((

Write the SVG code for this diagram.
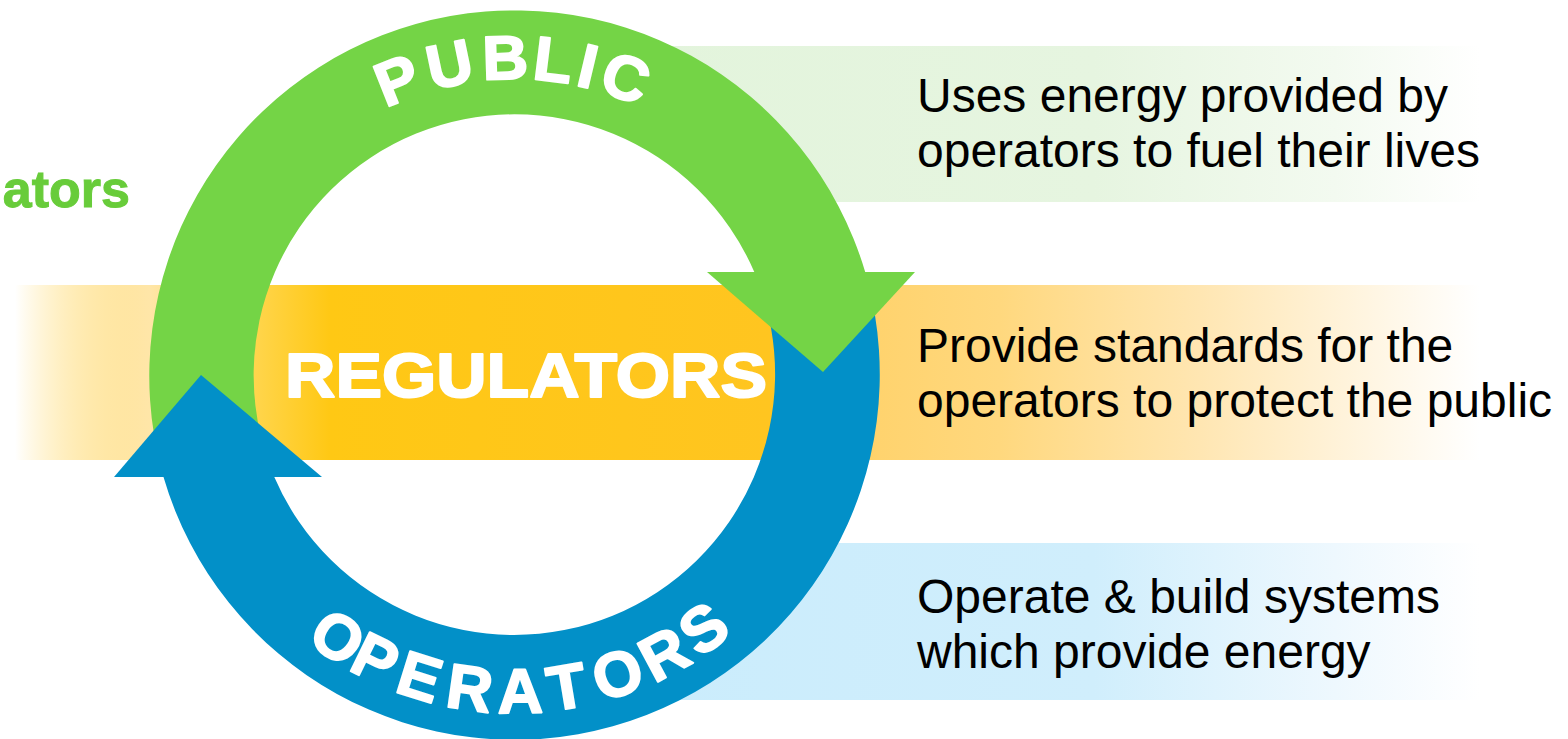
<svg xmlns="http://www.w3.org/2000/svg" width="1568" height="739" viewBox="0 0 1568 739">
<style>
.desc{font-family:"Liberation Sans",Arial,sans-serif;font-size:48px;fill:#000}
.ring{font-family:"Liberation Sans",Arial,sans-serif;font-weight:bold;font-size:63px;fill:#fff;stroke:#fff;stroke-width:2;stroke-linejoin:round}
.pub text{font-size:62px;text-anchor:middle}
.op text{text-anchor:middle}
</style>
<defs>
<linearGradient id="gOrange" gradientUnits="userSpaceOnUse" x1="15" y1="0" x2="1480" y2="0">
<stop offset="0" stop-color="#FFC61E" stop-opacity="0"/>
<stop offset="0.0915" stop-color="#FFE6A8"/>
<stop offset="0.164" stop-color="#FFD54C"/>
<stop offset="0.215" stop-color="#FFC814"/>
<stop offset="0.515" stop-color="#FFC520"/>
<stop offset="0.59" stop-color="#FFD36E"/>
<stop offset="0.672" stop-color="#FFD87E"/>
<stop offset="0.809" stop-color="#FFE6B2"/>
<stop offset="0.945" stop-color="#FFF8EA"/>
<stop offset="1" stop-color="#FFFFFF"/>
</linearGradient>
<linearGradient id="gGreen" gradientUnits="userSpaceOnUse" x1="514" y1="0" x2="1480" y2="0">
<stop offset="0" stop-color="#E2F4DB"/>
<stop offset="0.6" stop-color="#E6F5E0"/>
<stop offset="0.85" stop-color="#F3FAF0"/>
<stop offset="1" stop-color="#FFFFFF"/>
</linearGradient>
<linearGradient id="gBlue" gradientUnits="userSpaceOnUse" x1="514" y1="0" x2="1480" y2="0">
<stop offset="0" stop-color="#C9ECFC"/>
<stop offset="0.6" stop-color="#D0EEFC"/>
<stop offset="0.85" stop-color="#EEF8FE"/>
<stop offset="1" stop-color="#FFFFFF"/>
</linearGradient>
<mask id="outsideRing" maskUnits="userSpaceOnUse" x="0" y="0" width="1568" height="739">
<rect x="0" y="0" width="1568" height="739" fill="#fff"/>
<circle cx="514.5" cy="375" r="300" fill="#000"/>
</mask>
</defs>

<g id="bands">
<rect id="band-public" x="514" y="46" width="966" height="156" fill="url(#gGreen)" mask="url(#outsideRing)"/>
<rect id="band-regulators" x="15" y="285" width="1465" height="175" fill="url(#gOrange)"/>
<rect id="band-operators" x="514" y="543" width="966" height="157" fill="url(#gBlue)" mask="url(#outsideRing)"/>
</g>

<text id="ators" x="130" y="207" text-anchor="end" style="font-family:'Liberation Sans',Arial,sans-serif;font-weight:bold;font-size:52px;fill:#68CC3A;stroke:#68CC3A;stroke-width:1">ators</text>

<g id="connectors">
<path id="arc-public" d="M161.6,470 A365.5,365.5 0 0 1 865.2,272 L754.3,272 A261,261 0 0 0 271.4,470 Z" fill="#74D446"/>
<path id="arc-operators" d="M163.5,477 A365.5,365.5 0 0 0 867.4,280 L757.6,280 A261,261 0 0 1 274.3,477 Z" fill="#0290C8"/>
<polygon id="head-public" points="707,272 915,272 823,372" fill="#74D446"/>
<polygon id="head-operators" points="114,477 322,477 201,375" fill="#0290C8"/>
</g>

<g id="node-public">
<g class="ring pub">
<text transform="translate(514.5,375) rotate(-21.7) translate(0,-296) scale(1.02,1)">P</text>
<text transform="translate(514.5,375) rotate(-11.8) translate(0,-296) scale(1.02,1)">U</text>
<text transform="translate(514.5,375) rotate(-1.7) translate(0,-296) scale(1.02,1)">B</text>
<text transform="translate(514.5,375) rotate(7.0) translate(0,-296) scale(1.02,1)">L</text>
<text transform="translate(514.5,375) rotate(13.4) translate(0,-296) scale(1.02,1)">I</text>
<text transform="translate(514.5,375) rotate(20.5) translate(0,-296) scale(1.02,1)">C</text>
</g>
<text class="desc" x="917" y="112">Uses energy provided by</text>
<text class="desc" x="917" y="167">operators to fuel their lives</text>
</g>

<g id="node-regulators">
<text class="ring" transform="translate(285,397) scale(1.108,1)">REGULATORS</text>
<text class="desc" x="917" y="362">Provide standards for the</text>
<text class="desc" x="917" y="417">operators to protect the public</text>
</g>

<g id="node-operators">
<g class="ring op">
<text transform="translate(514.5,375) rotate(34.0) translate(0,338)">O</text>
<text transform="translate(514.5,375) rotate(26.1) translate(0,338)">P</text>
<text transform="translate(514.5,375) rotate(17.4) translate(0,338)">E</text>
<text transform="translate(514.5,375) rotate(8.1) translate(0,338)">R</text>
<text transform="translate(514.5,375) rotate(-1.0) translate(0,338)">A</text>
<text transform="translate(514.5,375) rotate(-9.5) translate(0,338)">T</text>
<text transform="translate(514.5,375) rotate(-19.0) translate(0,338)">O</text>
<text transform="translate(514.5,375) rotate(-28.2) translate(0,338)">R</text>
<text transform="translate(514.5,375) rotate(-36.7) translate(0,338)">S</text>
</g>
<text class="desc" x="917" y="613">Operate &amp; build systems</text>
<text class="desc" x="917" y="668">which provide energy</text>
</g>
</svg>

))

Exercise instructions: Return the full material word for word. Do not include the pictures.

The answer:
Write the SVG code for this diagram.
<svg xmlns="http://www.w3.org/2000/svg" width="1568" height="739" viewBox="0 0 1568 739">
<style>
.desc{font-family:"Liberation Sans",Arial,sans-serif;font-size:48px;fill:#000}
.ring{font-family:"Liberation Sans",Arial,sans-serif;font-weight:bold;font-size:63px;fill:#fff;stroke:#fff;stroke-width:2;stroke-linejoin:round}
.pub text{font-size:62px;text-anchor:middle}
.op text{text-anchor:middle}
</style>
<defs>
<linearGradient id="gOrange" gradientUnits="userSpaceOnUse" x1="15" y1="0" x2="1480" y2="0">
<stop offset="0" stop-color="#FFC61E" stop-opacity="0"/>
<stop offset="0.0915" stop-color="#FFE6A8"/>
<stop offset="0.164" stop-color="#FFD54C"/>
<stop offset="0.215" stop-color="#FFC814"/>
<stop offset="0.515" stop-color="#FFC520"/>
<stop offset="0.59" stop-color="#FFD36E"/>
<stop offset="0.672" stop-color="#FFD87E"/>
<stop offset="0.809" stop-color="#FFE6B2"/>
<stop offset="0.945" stop-color="#FFF8EA"/>
<stop offset="1" stop-color="#FFFFFF"/>
</linearGradient>
<linearGradient id="gGreen" gradientUnits="userSpaceOnUse" x1="514" y1="0" x2="1480" y2="0">
<stop offset="0" stop-color="#E2F4DB"/>
<stop offset="0.6" stop-color="#E6F5E0"/>
<stop offset="0.85" stop-color="#F3FAF0"/>
<stop offset="1" stop-color="#FFFFFF"/>
</linearGradient>
<linearGradient id="gBlue" gradientUnits="userSpaceOnUse" x1="514" y1="0" x2="1480" y2="0">
<stop offset="0" stop-color="#C9ECFC"/>
<stop offset="0.6" stop-color="#D0EEFC"/>
<stop offset="0.85" stop-color="#EEF8FE"/>
<stop offset="1" stop-color="#FFFFFF"/>
</linearGradient>
<mask id="outsideRing" maskUnits="userSpaceOnUse" x="0" y="0" width="1568" height="739">
<rect x="0" y="0" width="1568" height="739" fill="#fff"/>
<circle cx="514.5" cy="375" r="300" fill="#000"/>
</mask>
</defs>

<g id="bands">
<rect id="band-public" x="514" y="46" width="966" height="156" fill="url(#gGreen)" mask="url(#outsideRing)"/>
<rect id="band-regulators" x="15" y="285" width="1465" height="175" fill="url(#gOrange)"/>
<rect id="band-operators" x="514" y="543" width="966" height="157" fill="url(#gBlue)" mask="url(#outsideRing)"/>
</g>

<text id="ators" x="130" y="207" text-anchor="end" style="font-family:'Liberation Sans',Arial,sans-serif;font-weight:bold;font-size:52px;fill:#68CC3A;stroke:#68CC3A;stroke-width:1">ators</text>

<g id="connectors">
<path id="arc-public" d="M161.6,470 A365.5,365.5 0 0 1 865.2,272 L754.3,272 A261,261 0 0 0 271.4,470 Z" fill="#74D446"/>
<path id="arc-operators" d="M163.5,477 A365.5,365.5 0 0 0 867.4,280 L757.6,280 A261,261 0 0 1 274.3,477 Z" fill="#0290C8"/>
<polygon id="head-public" points="707,272 915,272 823,372" fill="#74D446"/>
<polygon id="head-operators" points="114,477 322,477 201,375" fill="#0290C8"/>
</g>

<g id="node-public">
<g class="ring pub">
<text transform="translate(514.5,375) rotate(-21.7) translate(0,-296) scale(1.02,1)">P</text>
<text transform="translate(514.5,375) rotate(-11.8) translate(0,-296) scale(1.02,1)">U</text>
<text transform="translate(514.5,375) rotate(-1.7) translate(0,-296) scale(1.02,1)">B</text>
<text transform="translate(514.5,375) rotate(7.0) translate(0,-296) scale(1.02,1)">L</text>
<text transform="translate(514.5,375) rotate(13.4) translate(0,-296) scale(1.02,1)">I</text>
<text transform="translate(514.5,375) rotate(20.5) translate(0,-296) scale(1.02,1)">C</text>
</g>
<text class="desc" x="917" y="112">Uses energy provided by</text>
<text class="desc" x="917" y="167">operators to fuel their lives</text>
</g>

<g id="node-regulators">
<text class="ring" transform="translate(285,397) scale(1.108,1)">REGULATORS</text>
<text class="desc" x="917" y="362">Provide standards for the</text>
<text class="desc" x="917" y="417">operators to protect the public</text>
</g>

<g id="node-operators">
<g class="ring op">
<text transform="translate(514.5,375) rotate(34.0) translate(0,338)">O</text>
<text transform="translate(514.5,375) rotate(26.1) translate(0,338)">P</text>
<text transform="translate(514.5,375) rotate(17.4) translate(0,338)">E</text>
<text transform="translate(514.5,375) rotate(8.1) translate(0,338)">R</text>
<text transform="translate(514.5,375) rotate(-1.0) translate(0,338)">A</text>
<text transform="translate(514.5,375) rotate(-9.5) translate(0,338)">T</text>
<text transform="translate(514.5,375) rotate(-19.0) translate(0,338)">O</text>
<text transform="translate(514.5,375) rotate(-28.2) translate(0,338)">R</text>
<text transform="translate(514.5,375) rotate(-36.7) translate(0,338)">S</text>
</g>
<text class="desc" x="917" y="613">Operate &amp; build systems</text>
<text class="desc" x="917" y="668">which provide energy</text>
</g>
</svg>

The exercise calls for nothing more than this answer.